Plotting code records
+++++

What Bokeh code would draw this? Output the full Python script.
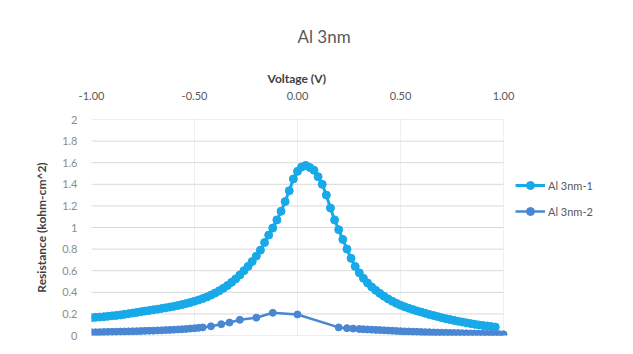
from bokeh.plotting import figure
from bokeh.models import Range1d, FixedTicker, Legend, LegendItem, NumeralTickFormatter, Title
from bokeh.embed import file_html
from bokeh.resources import INLINE

# ---- data ----
v1 = [-1.00, -0.98, -0.96, -0.94, -0.92, -0.90, -0.88, -0.86, -0.84, -0.82,
      -0.80, -0.78, -0.76, -0.74, -0.72, -0.70, -0.68, -0.66, -0.64, -0.62,
      -0.60, -0.58, -0.56, -0.54, -0.52, -0.50, -0.48, -0.46, -0.44, -0.42,
      -0.40, -0.38, -0.36, -0.34, -0.32, -0.30, -0.28, -0.26, -0.24, -0.22,
      -0.20, -0.18, -0.16, -0.14, -0.12, -0.10, -0.08, -0.06, -0.04, -0.02,
      0.00, 0.02, 0.04, 0.06, 0.08, 0.10, 0.12, 0.14, 0.16, 0.18,
      0.20, 0.22, 0.24, 0.26, 0.28, 0.30, 0.32, 0.34, 0.36, 0.38,
      0.40, 0.42, 0.44, 0.46, 0.48, 0.50, 0.52, 0.54, 0.56, 0.58,
      0.60, 0.62, 0.64, 0.66, 0.68, 0.70, 0.72, 0.74, 0.76, 0.78,
      0.80, 0.82, 0.84, 0.86, 0.88, 0.90, 0.92, 0.94, 0.96]
r1 = [0.165, 0.168, 0.171, 0.174, 0.178, 0.182, 0.186, 0.190, 0.196, 0.202,
      0.208, 0.214, 0.220, 0.226, 0.232, 0.238, 0.244, 0.250, 0.256, 0.263,
      0.270, 0.278, 0.287, 0.296, 0.306, 0.317, 0.329, 0.342, 0.357, 0.374,
      0.393, 0.414, 0.437, 0.463, 0.492, 0.524, 0.560, 0.600, 0.640, 0.685,
      0.735, 0.790, 0.860, 0.930, 0.995, 1.070, 1.150, 1.240, 1.340, 1.450,
      1.520, 1.560, 1.575, 1.555, 1.530, 1.470, 1.400, 1.300, 1.180, 1.070,
      0.980, 0.890, 0.800, 0.715, 0.640, 0.580, 0.530, 0.487, 0.450, 0.418,
      0.390, 0.363, 0.339, 0.317, 0.298, 0.281, 0.266, 0.252, 0.240, 0.228,
      0.217, 0.206, 0.195, 0.185, 0.175, 0.165, 0.156, 0.148, 0.140, 0.132,
      0.125, 0.117, 0.110, 0.104, 0.098, 0.093, 0.088, 0.083, 0.078]

v2 = [-1.00, -0.98, -0.96, -0.94, -0.92, -0.90, -0.88, -0.86, -0.84, -0.82,
      -0.80, -0.78, -0.76, -0.74, -0.72, -0.70, -0.68, -0.66, -0.64, -0.62,
      -0.60, -0.58, -0.56, -0.54, -0.52, -0.50, -0.48, -0.46,
      -0.42, -0.37, -0.33, -0.28, -0.20, -0.12, 0.00,
      0.20, 0.24, 0.27, 0.30,
      0.32, 0.34, 0.36, 0.38, 0.40, 0.42, 0.44, 0.46, 0.48, 0.50,
      0.52, 0.54, 0.56, 0.58, 0.60, 0.62, 0.64, 0.66, 0.68, 0.70,
      0.72, 0.74, 0.76, 0.78, 0.80, 0.82, 0.84, 0.86, 0.88, 0.90,
      0.92, 0.94, 0.96, 0.98, 1.00]
r2 = [0.030, 0.030, 0.031, 0.032, 0.033, 0.034, 0.035, 0.036, 0.037, 0.038,
      0.039, 0.040, 0.041, 0.043, 0.044, 0.045, 0.047, 0.048, 0.050, 0.052,
      0.054, 0.056, 0.058, 0.061, 0.064, 0.067, 0.071, 0.075,
      0.085, 0.105, 0.120, 0.145, 0.165, 0.210, 0.195,
      0.075, 0.068, 0.064, 0.060,
      0.058, 0.056, 0.054, 0.052, 0.050, 0.048, 0.046, 0.044, 0.042, 0.040,
      0.038, 0.037, 0.035, 0.034, 0.032, 0.031, 0.030, 0.028, 0.027, 0.026,
      0.025, 0.024, 0.023, 0.022, 0.021, 0.020, 0.019, 0.018, 0.017, 0.016,
      0.015, 0.014, 0.013, 0.012, 0.011]

x_ticks = [-1.0, -0.5, 0.0, 0.5, 1.0]
y_ticks = [0, 0.2, 0.4, 0.6, 0.8, 1.0, 1.2, 1.4, 1.6, 1.8, 2.0]
y_labels = ["0", "0.2", "0.4", "0.6", "0.8", "1", "1.2", "1.4", "1.6", "1.8", "2"]
names = ["Al 3nm-1", "Al 3nm-2"]
colors = ["#17A9E8", "#4A87D3"]

FONT = "Lato"
X_MIN, X_MAX = -1.0, 1.0

# frame extends to the right edge so that the legend (drawn inside the frame) is visible;
# the visible plot area (-1..1) keeps the reference scale
p = figure(width=633, height=354, output_backend="svg", toolbar_location=None,
           x_axis_location="above",
           x_range=Range1d(X_MIN, X_MAX + (633 - 503) / 206.0), y_range=Range1d(0, 2),
           min_border_left=91, min_border_right=0,
           min_border_top=119, min_border_bottom=19)
p.outline_line_color = None
p.background_fill_color = "white"
p.border_fill_color = "white"

# axes
xa = p.xaxis[0]
xa.ticker = FixedTicker(ticks=x_ticks)
xa.formatter = NumeralTickFormatter(format="0.00")
xa.major_label_text_font = FONT
xa.major_label_text_font_size = "11px"
xa.major_label_text_color = "#595959"
xa.major_label_standoff = 14
xa.axis_line_color = None
xa.major_tick_line_color = None
xa.minor_tick_line_color = None

ya = p.yaxis[0]
ya.ticker = FixedTicker(ticks=y_ticks)
ya.major_label_overrides = {t: l for t, l in zip(y_ticks, y_labels)}
ya.axis_label = "Resistance (kohm-cm^2)"
ya.axis_label_text_font = FONT
ya.axis_label_text_font_style = "bold"
ya.axis_label_text_font_size = "12px"
ya.axis_label_text_color = "#404040"
ya.axis_label_standoff = 10
ya.major_label_text_font = FONT
ya.major_label_text_font_size = "11px"
ya.major_label_text_color = "#8c8c8c"
ya.major_label_standoff = 8
ya.axis_line_color = None
ya.major_tick_line_color = None
ya.minor_tick_line_color = None

# grid: horizontal lines only across the plot area
p.ygrid.visible = False
p.segment(x0=[X_MIN] * len(y_ticks), x1=[X_MAX] * len(y_ticks), y0=y_ticks, y1=y_ticks,
          line_color="#d9d9d9", line_width=1)
p.xgrid.grid_line_color = "#efefef"
p.xgrid.ticker = FixedTicker(ticks=x_ticks)

# series
l1 = p.line(v1, r1, line_color=colors[0], line_width=3)
m1 = p.scatter(v1, r1, size=8, fill_color=colors[0], line_color=colors[0])
l2 = p.line(v2, r2, line_color=colors[1], line_width=2.5)
m2 = p.scatter(v2, r2, size=7, fill_color=colors[1], line_color=colors[1])

legend = Legend(items=[LegendItem(label=names[0], renderers=[l1, m1]),
                       LegendItem(label=names[1], renderers=[l2, m2])],
                location=(424, 114), orientation="vertical",
                border_line_color=None, background_fill_alpha=0,
                padding=0, margin=0, spacing=6, glyph_width=30, glyph_height=20,
                label_standoff=3, label_text_font=FONT, label_text_font_size="11px",
                label_text_color="#595959")
p.add_layout(legend)

xlabel = Title(text="Voltage (V)", align="left", offset=176, standoff=6,
               text_font=FONT, text_font_size="12px", text_font_style="bold",
               text_color="#404040")
p.add_layout(xlabel, "above")

title = Title(text="Al 3nm", align="left", offset=206, standoff=38,
              text_font=FONT, text_font_size="17px", text_font_style="normal",
              text_color="#595959")
p.add_layout(title, "above")

open("out.html", "w").write(file_html(p, INLINE))
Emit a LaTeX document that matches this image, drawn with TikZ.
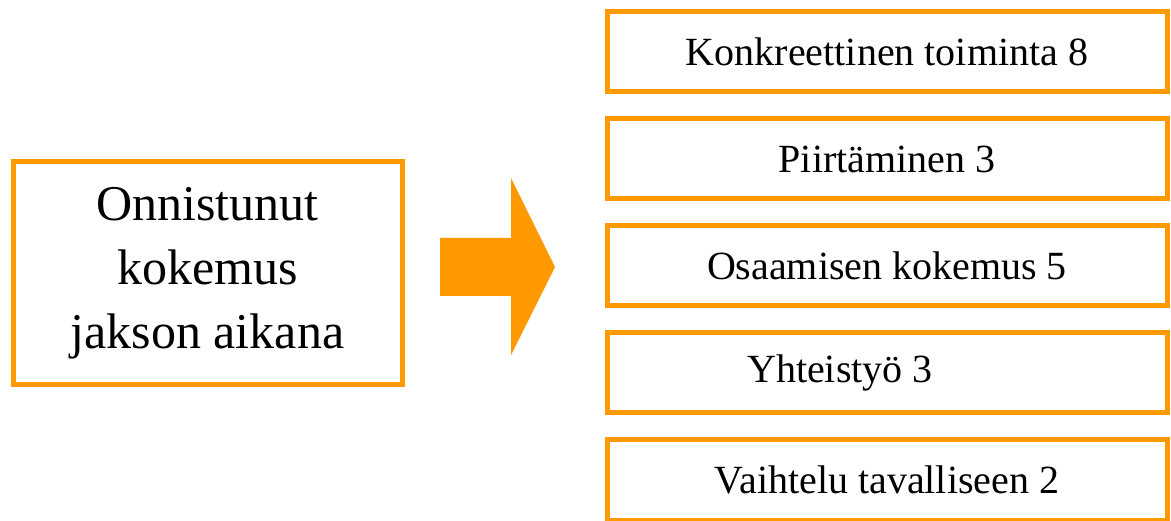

+++++

_WRITTEN TASK_
Quote, exactly and only, the lines from the first line of the data above through the line containing "from bokeh.resources import INLINE". The pictures do not belong in it.

_SOLUTION_
What Bokeh code would draw this? Output the full Python script.
from bokeh.plotting import figure
from bokeh.models import Range1d, FixedTicker, Legend, LegendItem, NumeralTickFormatter, Title
from bokeh.embed import file_html
from bokeh.resources import INLINE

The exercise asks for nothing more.